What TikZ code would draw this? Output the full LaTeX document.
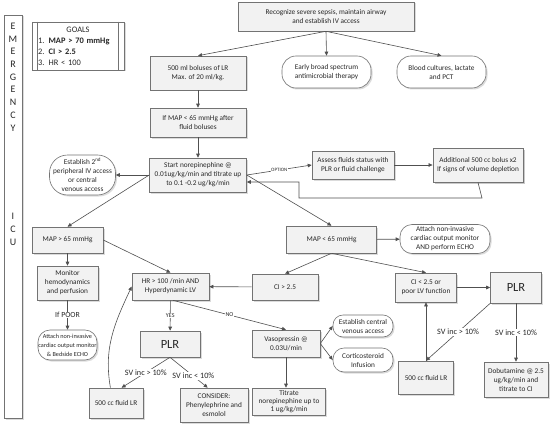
\documentclass[tikz,border=0pt]{standalone}
\usepackage{fontspec}
\setmainfont{Carlito}
\usepackage{tikz}
\usetikzlibrary{calc,positioning,arrows.meta,shadows}
\definecolor{SepsisLine}{RGB}{80,80,80}
\definecolor{SepsisEdge}{RGB}{115,115,115}
\definecolor{SepsisFill}{RGB}{242,242,242}
\definecolor{SepsisText}{RGB}{40,40,40}
\definecolor{SepsisShade}{RGB}{185,185,185}

\tikzset{
  stepbox/.style={draw=SepsisEdge, fill=SepsisFill, text=SepsisText, align=center,
    inner sep=1pt, line width=0.6pt, font=\fontsize{7.3}{9}\selectfont,
    drop shadow={shadow xshift=1.5pt, shadow yshift=-1.5pt, fill=SepsisShade}},
  ovalbox/.style={stepbox, fill=white, rounded corners=12pt},
  plrbox/.style={stepbox, font=\fontsize{12.5}{14}\selectfont},
  arr/.style={draw=SepsisLine, line width=0.6pt, -{Triangle[length=4pt,width=3.6pt]}},
  lbl/.style={fill=white, inner sep=0.6pt, text=SepsisText, font=\fontsize{6}{6}\selectfont},
  svlbl/.style={fill=white, inner sep=1pt, text=SepsisText, font=\fontsize{8.2}{9}\selectfont},
}

\begin{document}
\begin{tikzpicture}[x=1pt,y=-1pt]
  \fill[white] (0,0) rectangle (553,425);
  \useasboundingbox (0,0) rectangle (553,425);

  % stage bar and goals
  \node[stepbox, fill=white, minimum width=18pt, minimum height=403pt] (stagebar) at (13,216.5) {};
  \node[text=SepsisText, align=center, font=\fontsize{10}{12.7}\selectfont] (emerg) at (13,77) {E\\M\\E\\R\\G\\E\\N\\C\\Y};
  \node[text=SepsisText, align=center, font=\fontsize{10}{13}\selectfont] (icu) at (13,229) {I\\C\\U};

  \node[stepbox, fill=white, minimum width=92pt, minimum height=48pt, text width=80pt, align=left,
    font=\fontsize{8.4}{11}\selectfont] (goals) at (78,46)
    {\makebox[\linewidth]{GOALS}\\1. \textbf{MAP > 70 mmHg}\\2. \textbf{CI > 2.5}\\3. HR < 100};
  \draw[SepsisEdge, line width=0.6pt] ($(goals.north west)+(6,0)$) -- ($(goals.south west)+(6,0)$);
  \draw[SepsisEdge, line width=0.6pt] ($(goals.north east)+(-6,0)$) -- ($(goals.south east)+(-6,0)$);

  % emergency part
  \node[stepbox, minimum width=176pt, minimum height=29pt] (recog) at (326,16.5)
    {Recognize severe sepsis, maintain airway\\and establish IV access};
  \node[stepbox, minimum width=96pt, minimum height=34pt] (bolus) at (198,73)
    {500 ml boluses of LR\\Max. of 20 ml/kg.};
  \node[ovalbox, rounded corners=14pt, minimum width=89pt, minimum height=32pt] (abx) at (326.5,72)
    {Early broad spectrum\\antimicrobial therapy};
  \node[ovalbox, rounded corners=14pt, minimum width=89pt, minimum height=32pt] (cultures) at (441.5,72)
    {Blood cultures, lactate\\and PCT};
  \node[stepbox, minimum width=96pt, minimum height=29pt] (mapfluid) at (198,122.5)
    {If MAP < 65 mmHg after\\fluid boluses};
  \node[stepbox, minimum width=97pt, minimum height=34pt] (norepi) at (198,175)
    {Start norepinephine @\\0.01ug/kg/min and titrate up\\to 0.1 -0.2 ug/kg/min};
  \node[ovalbox, rounded corners=18pt, minimum width=66pt, minimum height=40pt] (access) at (82.5,175)
    {Establish 2\textsuperscript{nd}\\peripheral IV access\\or central\\venous access};
  \node[stepbox, minimum width=82pt, minimum height=28pt] (assess) at (353,165)
    {Assess fluids status with\\PLR or fluid challenge};
  \node[stepbox, line width=0.9pt, minimum width=90pt, minimum height=34pt,
    drop shadow={shadow xshift=2pt, shadow yshift=-2pt, fill=SepsisShade}] (addbolus) at (478,165)
    {Additional 500 cc bolus x2\\If signs of volume depletion};
  \coordinate (loopR) at (482,198);
  \coordinate (loopL) at (299,198);
  \coordinate (loopT) at (299,182);

  % icu part
  \node[stepbox, minimum width=71pt, minimum height=26pt] (maphi) at (67.5,240) {MAP > 65 mmHg};
  \node[stepbox, minimum width=90pt, minimum height=27pt] (maplo) at (331.5,239.5) {MAP < 65 mmHg};
  \node[ovalbox, minimum width=90pt, minimum height=29pt, inner sep=0pt] (attachlo) at (445,239)
    {Attach non-invasive\\cardiac output monitor\\AND perform ECHO};
  \node[stepbox, minimum width=61pt, minimum height=34pt] (monitor) at (67.5,283)
    {Monitor\\hemodynamics\\and perfusion};
  \node[ovalbox, minimum width=59pt, minimum height=30pt, inner sep=0pt,
    font=\fontsize{6.2}{9}\selectfont] (attachhi) at (67.5,345)
    {Attach non-invasive\\cardiac output monitor\\\& Bedside ECHO};
  \node[stepbox, minimum width=77pt, minimum height=27pt] (hr) at (170.5,286.5)
    {HR > 100 /min AND\\Hyperdynamic LV};
  \node[stepbox, minimum width=66pt, minimum height=26pt] (cihi) at (285,287) {CI > 2.5};
  \node[stepbox, minimum width=61pt, minimum height=29pt] (cilo) at (426,287.5)
    {CI < 2.5 or\\poor LV function};
  \node[plrbox, minimum width=51pt, minimum height=31pt] (plrr) at (516,287.5) {PLR};
  \node[plrbox, minimum width=60pt, minimum height=26pt] (plrm) at (170,344) {PLR};
  \node[stepbox, minimum width=68pt, minimum height=27pt] (vaso) at (286,343.5)
    {Vasopressin @\\0.03U/min};
  \node[ovalbox, rounded corners=10pt, minimum width=60pt, minimum height=22pt] (central) at (363,326)
    {Establish central\\venous access};
  \node[ovalbox, rounded corners=11pt, minimum width=60pt, minimum height=24pt] (cortico) at (363,360)
    {Corticosteroid\\Infusion};
  \node[stepbox, minimum width=73pt, minimum height=27pt, font=\fontsize{7.3}{8.3}\selectfont] (titrate) at (289,401.5)
    {Titrate\\norepinephine up to\\1 ug/kg/min};
  \node[stepbox, minimum width=54pt, minimum height=30pt] (fluidm) at (116,403) {500 cc fluid LR};
  \node[stepbox, minimum width=68pt, minimum height=34pt] (consider) at (214,405)
    {CONSIDER:\\Phenylephrine and\\esmolol};
  \node[stepbox, minimum width=55pt, minimum height=33pt] (fluidr) at (426,377.5) {500 cc fluid LR};
  \node[stepbox, minimum width=64pt, minimum height=35pt] (dobut) at (516,379.5)
    {Dobutamine @ 2.5\\ug/kg/min and\\titrate to CI};

  % connectors
  \draw[arr] (recog.south) -- (bolus.north);
  \draw[arr] (recog.south) -- (abx.north);
  \draw[arr] (recog.south) -- (cultures.north);
  \draw[arr] (bolus) -- (mapfluid);
  \draw[arr] (mapfluid) -- (norepi);
  \draw[arr] (norepi.west) -- (access.east);
  \draw[arr] (norepi.west) -- (maphi.north);
  \draw[arr] (norepi.east) -- node[lbl, font=\fontsize{5}{6}\selectfont] (optlbl) {OPTION} (assess.west);
  \draw[arr] (norepi.east) -- (maplo.north);
  \draw[arr] (assess) -- (addbolus);
  \draw[arr] (addbolus.south) -- (loopR) -- (loopL) -- (loopT) -- (loopT -| norepi.east);

  \draw[arr] (maplo) -- (attachlo);
  \draw[arr] (maplo.south) -- (cihi.north);
  \draw[arr] (maplo.south) -- (cilo.north);
  \draw[arr] (cihi) -- (hr);
  \draw[arr] (cilo) -- (plrr);
  \draw[arr] (plrr.south west) -- node[svlbl] (svr1) {SV inc > 10\%} (fluidr.north);
  \draw[arr] (fluidr.north) -- (cilo.south);
  \draw[arr] (plrr) -- node[svlbl] (svr2) {SV inc < 10\%} (dobut);

  \draw[arr] (maphi) -- (monitor);
  \draw[arr] (monitor) -- node[lbl, font=\fontsize{7.8}{8}\selectfont] (poorlbl) {If POOR} (attachhi);
  \draw[arr] (maphi.east) -- (hr.north);
  \draw[arr] (hr) -- node[lbl] (yeslbl) {YES} (plrm);
  \draw[arr] (hr.-80) -- node[lbl] (nolbl) {NO} (vaso.north);
  \draw[arr] (plrm.south) -- node[svlbl] (svm1) {SV inc > 10\%} (fluidm.70);
  \draw[arr] (plrm.south) -- node[svlbl, pos=0.62] (svm2) {SV inc < 10\%} (consider.110);
  \draw[arr] (vaso.east) -- (central.west);
  \draw[arr] (vaso.east) -- (cortico.west);
  \draw[arr] (vaso.south) -- (vaso.south |- titrate.north);
  \draw[arr] (fluidm.110) to[out=100,in=245] (hr.west);
\end{tikzpicture}
\end{document}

■ ■ ■ ■ ■

What you should do: Quote, please, every line of the material above from its start through the line that has "(icu) at (13,229)", reproducing the words exactly and dropping any images.

Task answer:
What TikZ code would draw this? Output the full LaTeX document.
\documentclass[tikz,border=0pt]{standalone}
\usepackage{fontspec}
\setmainfont{Carlito}
\usepackage{tikz}
\usetikzlibrary{calc,positioning,arrows.meta,shadows}
\definecolor{SepsisLine}{RGB}{80,80,80}
\definecolor{SepsisEdge}{RGB}{115,115,115}
\definecolor{SepsisFill}{RGB}{242,242,242}
\definecolor{SepsisText}{RGB}{40,40,40}
\definecolor{SepsisShade}{RGB}{185,185,185}

\tikzset{
  stepbox/.style={draw=SepsisEdge, fill=SepsisFill, text=SepsisText, align=center,
    inner sep=1pt, line width=0.6pt, font=\fontsize{7.3}{9}\selectfont,
    drop shadow={shadow xshift=1.5pt, shadow yshift=-1.5pt, fill=SepsisShade}},
  ovalbox/.style={stepbox, fill=white, rounded corners=12pt},
  plrbox/.style={stepbox, font=\fontsize{12.5}{14}\selectfont},
  arr/.style={draw=SepsisLine, line width=0.6pt, -{Triangle[length=4pt,width=3.6pt]}},
  lbl/.style={fill=white, inner sep=0.6pt, text=SepsisText, font=\fontsize{6}{6}\selectfont},
  svlbl/.style={fill=white, inner sep=1pt, text=SepsisText, font=\fontsize{8.2}{9}\selectfont},
}

\begin{document}
\begin{tikzpicture}[x=1pt,y=-1pt]
  \fill[white] (0,0) rectangle (553,425);
  \useasboundingbox (0,0) rectangle (553,425);

  % stage bar and goals
  \node[stepbox, fill=white, minimum width=18pt, minimum height=403pt] (stagebar) at (13,216.5) {};
  \node[text=SepsisText, align=center, font=\fontsize{10}{12.7}\selectfont] (emerg) at (13,77) {E\\M\\E\\R\\G\\E\\N\\C\\Y};
  \node[text=SepsisText, align=center, font=\fontsize{10}{13}\selectfont] (icu) at (13,229) {I\\C\\U};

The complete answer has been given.